--- RECORD EXCERPTS ---
—————
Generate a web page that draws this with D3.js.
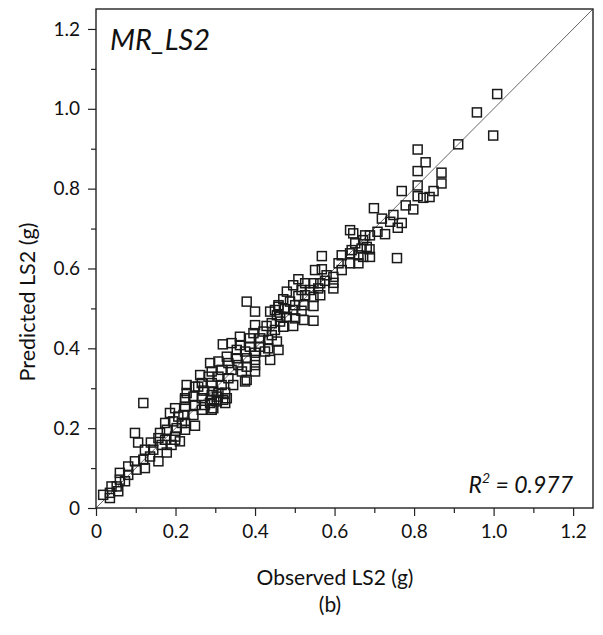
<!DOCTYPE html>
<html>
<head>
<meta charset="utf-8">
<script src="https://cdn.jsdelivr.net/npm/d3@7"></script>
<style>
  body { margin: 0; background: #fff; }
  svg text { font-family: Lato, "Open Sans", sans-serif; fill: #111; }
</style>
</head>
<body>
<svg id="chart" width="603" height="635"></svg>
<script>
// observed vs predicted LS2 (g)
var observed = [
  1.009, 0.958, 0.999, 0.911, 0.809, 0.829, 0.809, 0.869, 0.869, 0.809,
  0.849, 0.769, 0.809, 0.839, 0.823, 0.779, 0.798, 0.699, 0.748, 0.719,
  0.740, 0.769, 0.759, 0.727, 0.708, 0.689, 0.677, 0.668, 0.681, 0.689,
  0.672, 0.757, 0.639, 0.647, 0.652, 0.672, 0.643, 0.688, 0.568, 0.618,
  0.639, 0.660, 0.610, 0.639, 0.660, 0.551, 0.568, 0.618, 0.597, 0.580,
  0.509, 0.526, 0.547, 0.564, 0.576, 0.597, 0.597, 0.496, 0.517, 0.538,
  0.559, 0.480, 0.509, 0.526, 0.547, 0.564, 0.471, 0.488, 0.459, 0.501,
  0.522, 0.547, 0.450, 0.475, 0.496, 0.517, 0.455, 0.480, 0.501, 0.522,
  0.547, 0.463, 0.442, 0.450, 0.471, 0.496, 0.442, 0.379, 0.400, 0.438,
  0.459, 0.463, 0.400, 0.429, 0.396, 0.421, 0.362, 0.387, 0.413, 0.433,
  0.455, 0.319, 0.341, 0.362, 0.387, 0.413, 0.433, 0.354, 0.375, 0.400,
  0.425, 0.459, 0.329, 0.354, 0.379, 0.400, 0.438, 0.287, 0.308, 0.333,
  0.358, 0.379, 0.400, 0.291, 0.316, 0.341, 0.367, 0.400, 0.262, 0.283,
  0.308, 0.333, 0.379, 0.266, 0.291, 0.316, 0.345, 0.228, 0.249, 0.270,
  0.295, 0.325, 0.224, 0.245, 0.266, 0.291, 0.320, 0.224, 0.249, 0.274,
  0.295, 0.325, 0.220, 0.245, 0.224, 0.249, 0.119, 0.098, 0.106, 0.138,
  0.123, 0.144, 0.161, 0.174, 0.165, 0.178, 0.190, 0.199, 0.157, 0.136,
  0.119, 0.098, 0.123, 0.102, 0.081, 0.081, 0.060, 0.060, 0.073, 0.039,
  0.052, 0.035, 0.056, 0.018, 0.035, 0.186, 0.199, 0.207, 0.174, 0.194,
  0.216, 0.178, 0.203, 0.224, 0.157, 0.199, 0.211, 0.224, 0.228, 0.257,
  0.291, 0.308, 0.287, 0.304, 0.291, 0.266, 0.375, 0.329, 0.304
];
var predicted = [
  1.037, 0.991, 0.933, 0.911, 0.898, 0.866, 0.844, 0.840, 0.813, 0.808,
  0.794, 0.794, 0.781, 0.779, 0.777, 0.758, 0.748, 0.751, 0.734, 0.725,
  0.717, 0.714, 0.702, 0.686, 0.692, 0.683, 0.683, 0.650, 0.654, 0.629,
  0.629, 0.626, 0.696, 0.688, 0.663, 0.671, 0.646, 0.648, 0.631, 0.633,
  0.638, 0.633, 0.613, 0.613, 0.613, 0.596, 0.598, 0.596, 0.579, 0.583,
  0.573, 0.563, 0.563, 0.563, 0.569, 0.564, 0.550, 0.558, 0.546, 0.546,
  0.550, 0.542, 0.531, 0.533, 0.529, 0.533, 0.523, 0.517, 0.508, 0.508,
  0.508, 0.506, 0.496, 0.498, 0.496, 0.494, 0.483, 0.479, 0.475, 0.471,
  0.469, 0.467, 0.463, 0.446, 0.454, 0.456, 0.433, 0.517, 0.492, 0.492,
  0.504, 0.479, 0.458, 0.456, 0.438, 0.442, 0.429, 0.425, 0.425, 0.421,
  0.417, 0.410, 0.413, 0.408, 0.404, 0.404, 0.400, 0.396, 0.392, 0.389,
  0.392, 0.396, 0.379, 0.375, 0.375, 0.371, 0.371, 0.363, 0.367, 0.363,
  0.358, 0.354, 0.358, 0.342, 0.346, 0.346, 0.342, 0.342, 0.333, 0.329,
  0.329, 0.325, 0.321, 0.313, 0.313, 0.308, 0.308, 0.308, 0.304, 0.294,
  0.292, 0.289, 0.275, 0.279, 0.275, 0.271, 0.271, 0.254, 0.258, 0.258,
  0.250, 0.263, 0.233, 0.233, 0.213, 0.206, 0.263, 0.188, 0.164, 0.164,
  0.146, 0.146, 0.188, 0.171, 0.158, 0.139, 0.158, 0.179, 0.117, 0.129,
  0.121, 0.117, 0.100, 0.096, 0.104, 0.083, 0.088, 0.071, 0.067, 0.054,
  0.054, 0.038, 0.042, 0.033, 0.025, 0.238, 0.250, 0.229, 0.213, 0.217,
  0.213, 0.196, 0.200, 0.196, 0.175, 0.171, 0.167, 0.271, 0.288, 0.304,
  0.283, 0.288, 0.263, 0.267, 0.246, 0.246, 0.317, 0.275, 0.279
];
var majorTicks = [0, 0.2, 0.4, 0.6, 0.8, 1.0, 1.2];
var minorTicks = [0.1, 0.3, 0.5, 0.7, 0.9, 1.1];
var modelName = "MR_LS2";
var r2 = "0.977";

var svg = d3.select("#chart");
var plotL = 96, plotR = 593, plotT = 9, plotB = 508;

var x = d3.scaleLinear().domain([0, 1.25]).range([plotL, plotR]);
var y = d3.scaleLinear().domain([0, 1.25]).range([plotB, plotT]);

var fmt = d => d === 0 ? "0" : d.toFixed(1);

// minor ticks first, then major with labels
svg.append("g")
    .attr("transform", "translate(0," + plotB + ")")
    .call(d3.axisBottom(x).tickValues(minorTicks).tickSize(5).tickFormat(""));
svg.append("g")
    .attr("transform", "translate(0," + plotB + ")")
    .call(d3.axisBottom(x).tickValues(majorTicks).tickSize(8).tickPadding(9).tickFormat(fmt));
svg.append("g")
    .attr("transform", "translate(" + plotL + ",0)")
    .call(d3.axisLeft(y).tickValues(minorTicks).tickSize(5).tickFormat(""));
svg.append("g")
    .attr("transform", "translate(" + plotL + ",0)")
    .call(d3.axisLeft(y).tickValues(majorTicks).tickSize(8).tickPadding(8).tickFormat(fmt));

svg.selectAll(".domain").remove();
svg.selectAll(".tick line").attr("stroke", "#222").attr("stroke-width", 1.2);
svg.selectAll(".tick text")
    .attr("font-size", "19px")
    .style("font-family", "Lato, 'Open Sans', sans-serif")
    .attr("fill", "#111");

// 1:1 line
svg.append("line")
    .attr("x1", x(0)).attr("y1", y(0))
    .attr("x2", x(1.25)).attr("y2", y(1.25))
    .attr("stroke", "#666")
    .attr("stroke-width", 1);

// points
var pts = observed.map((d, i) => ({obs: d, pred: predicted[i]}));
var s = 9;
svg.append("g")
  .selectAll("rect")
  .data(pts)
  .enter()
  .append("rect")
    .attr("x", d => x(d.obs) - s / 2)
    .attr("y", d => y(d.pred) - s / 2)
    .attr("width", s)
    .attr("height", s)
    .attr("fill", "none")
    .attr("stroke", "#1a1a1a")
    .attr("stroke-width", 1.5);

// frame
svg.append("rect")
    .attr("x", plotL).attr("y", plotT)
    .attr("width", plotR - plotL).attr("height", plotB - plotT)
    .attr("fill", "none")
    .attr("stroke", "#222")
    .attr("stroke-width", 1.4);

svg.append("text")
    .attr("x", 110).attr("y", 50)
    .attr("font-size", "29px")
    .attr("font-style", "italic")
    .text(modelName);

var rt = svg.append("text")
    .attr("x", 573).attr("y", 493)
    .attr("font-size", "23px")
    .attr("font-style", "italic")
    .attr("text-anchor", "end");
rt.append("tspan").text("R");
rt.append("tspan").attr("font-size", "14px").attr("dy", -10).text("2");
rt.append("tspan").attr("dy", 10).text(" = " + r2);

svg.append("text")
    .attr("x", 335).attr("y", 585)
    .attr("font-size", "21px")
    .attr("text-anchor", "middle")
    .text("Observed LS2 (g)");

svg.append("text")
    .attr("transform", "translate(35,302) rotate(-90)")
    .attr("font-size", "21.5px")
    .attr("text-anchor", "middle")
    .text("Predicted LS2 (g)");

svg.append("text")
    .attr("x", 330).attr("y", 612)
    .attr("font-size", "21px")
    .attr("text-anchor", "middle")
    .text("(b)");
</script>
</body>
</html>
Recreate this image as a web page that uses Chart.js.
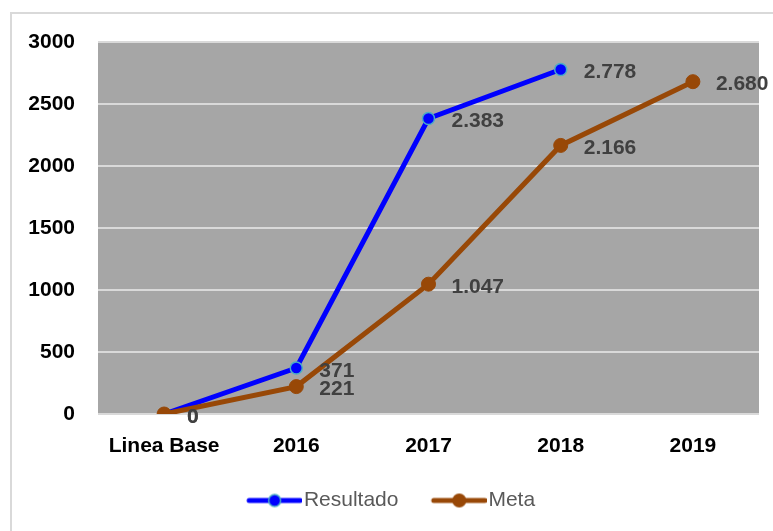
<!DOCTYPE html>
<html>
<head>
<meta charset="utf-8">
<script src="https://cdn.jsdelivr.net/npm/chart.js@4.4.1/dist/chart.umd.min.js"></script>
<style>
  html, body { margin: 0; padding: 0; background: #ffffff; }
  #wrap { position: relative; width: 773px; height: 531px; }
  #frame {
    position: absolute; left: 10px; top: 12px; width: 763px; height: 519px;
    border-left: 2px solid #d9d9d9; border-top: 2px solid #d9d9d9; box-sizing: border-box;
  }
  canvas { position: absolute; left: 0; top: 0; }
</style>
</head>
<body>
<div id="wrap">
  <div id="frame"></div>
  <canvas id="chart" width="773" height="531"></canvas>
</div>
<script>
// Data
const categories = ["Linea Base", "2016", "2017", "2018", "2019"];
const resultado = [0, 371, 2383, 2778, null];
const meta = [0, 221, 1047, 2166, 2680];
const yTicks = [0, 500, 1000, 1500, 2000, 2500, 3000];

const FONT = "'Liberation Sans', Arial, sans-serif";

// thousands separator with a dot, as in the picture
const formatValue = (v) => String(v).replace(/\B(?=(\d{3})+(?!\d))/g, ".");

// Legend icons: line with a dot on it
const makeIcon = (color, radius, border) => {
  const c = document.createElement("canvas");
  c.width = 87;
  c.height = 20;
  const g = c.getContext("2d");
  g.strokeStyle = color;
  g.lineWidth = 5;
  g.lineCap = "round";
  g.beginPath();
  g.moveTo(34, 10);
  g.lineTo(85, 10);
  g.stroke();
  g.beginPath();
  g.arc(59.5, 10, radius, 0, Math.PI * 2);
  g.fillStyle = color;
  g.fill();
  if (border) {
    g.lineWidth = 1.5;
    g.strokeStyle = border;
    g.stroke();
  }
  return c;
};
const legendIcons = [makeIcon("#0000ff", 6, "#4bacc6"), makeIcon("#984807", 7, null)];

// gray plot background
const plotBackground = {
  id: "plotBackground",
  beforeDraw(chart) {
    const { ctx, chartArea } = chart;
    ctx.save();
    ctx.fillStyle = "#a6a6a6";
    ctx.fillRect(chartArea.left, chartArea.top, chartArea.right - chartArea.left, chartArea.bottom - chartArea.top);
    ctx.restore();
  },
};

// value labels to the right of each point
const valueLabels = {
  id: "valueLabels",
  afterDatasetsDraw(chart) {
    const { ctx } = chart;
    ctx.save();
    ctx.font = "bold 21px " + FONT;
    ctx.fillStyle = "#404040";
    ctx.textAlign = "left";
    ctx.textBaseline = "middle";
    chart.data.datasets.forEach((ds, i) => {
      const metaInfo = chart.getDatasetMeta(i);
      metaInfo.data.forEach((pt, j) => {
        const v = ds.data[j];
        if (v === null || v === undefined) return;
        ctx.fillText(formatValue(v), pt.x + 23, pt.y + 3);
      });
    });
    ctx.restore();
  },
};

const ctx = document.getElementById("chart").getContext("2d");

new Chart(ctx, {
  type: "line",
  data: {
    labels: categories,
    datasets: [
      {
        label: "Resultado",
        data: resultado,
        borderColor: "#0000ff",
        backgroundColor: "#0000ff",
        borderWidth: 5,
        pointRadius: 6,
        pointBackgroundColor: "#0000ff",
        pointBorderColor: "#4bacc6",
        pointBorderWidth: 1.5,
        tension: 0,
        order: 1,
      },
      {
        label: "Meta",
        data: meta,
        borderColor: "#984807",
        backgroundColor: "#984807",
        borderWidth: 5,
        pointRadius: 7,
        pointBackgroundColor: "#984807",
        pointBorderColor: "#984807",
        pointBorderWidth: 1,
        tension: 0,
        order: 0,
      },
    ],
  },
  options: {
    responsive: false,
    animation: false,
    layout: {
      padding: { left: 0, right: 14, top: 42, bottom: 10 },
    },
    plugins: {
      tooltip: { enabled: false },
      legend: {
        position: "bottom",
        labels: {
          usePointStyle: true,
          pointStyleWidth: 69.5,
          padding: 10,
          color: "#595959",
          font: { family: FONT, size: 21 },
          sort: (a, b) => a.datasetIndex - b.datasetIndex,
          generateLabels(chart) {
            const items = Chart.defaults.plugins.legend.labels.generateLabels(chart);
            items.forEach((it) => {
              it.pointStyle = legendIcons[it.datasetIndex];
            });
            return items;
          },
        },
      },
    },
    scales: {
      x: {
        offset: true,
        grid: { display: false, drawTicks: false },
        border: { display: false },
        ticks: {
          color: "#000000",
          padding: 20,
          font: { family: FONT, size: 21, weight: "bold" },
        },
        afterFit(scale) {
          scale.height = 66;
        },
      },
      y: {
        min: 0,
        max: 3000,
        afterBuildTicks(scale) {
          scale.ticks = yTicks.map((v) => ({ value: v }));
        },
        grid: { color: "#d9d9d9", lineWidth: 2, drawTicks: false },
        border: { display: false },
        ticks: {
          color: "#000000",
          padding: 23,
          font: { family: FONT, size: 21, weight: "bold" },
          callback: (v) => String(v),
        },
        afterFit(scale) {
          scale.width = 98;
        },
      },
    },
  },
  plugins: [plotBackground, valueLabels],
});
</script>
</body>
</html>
—————
--- WHAT THE EXERCISE ASKS ---
Read the entries above, then pull out the lines that include "with".

--- SOLUTION TO THE EXERCISE ---
Generate a web page that draws this with D3.js.
// minor ticks first, then major with labels
// thousands separator with a dot, as in the picture
// Legend icons: line with a dot on it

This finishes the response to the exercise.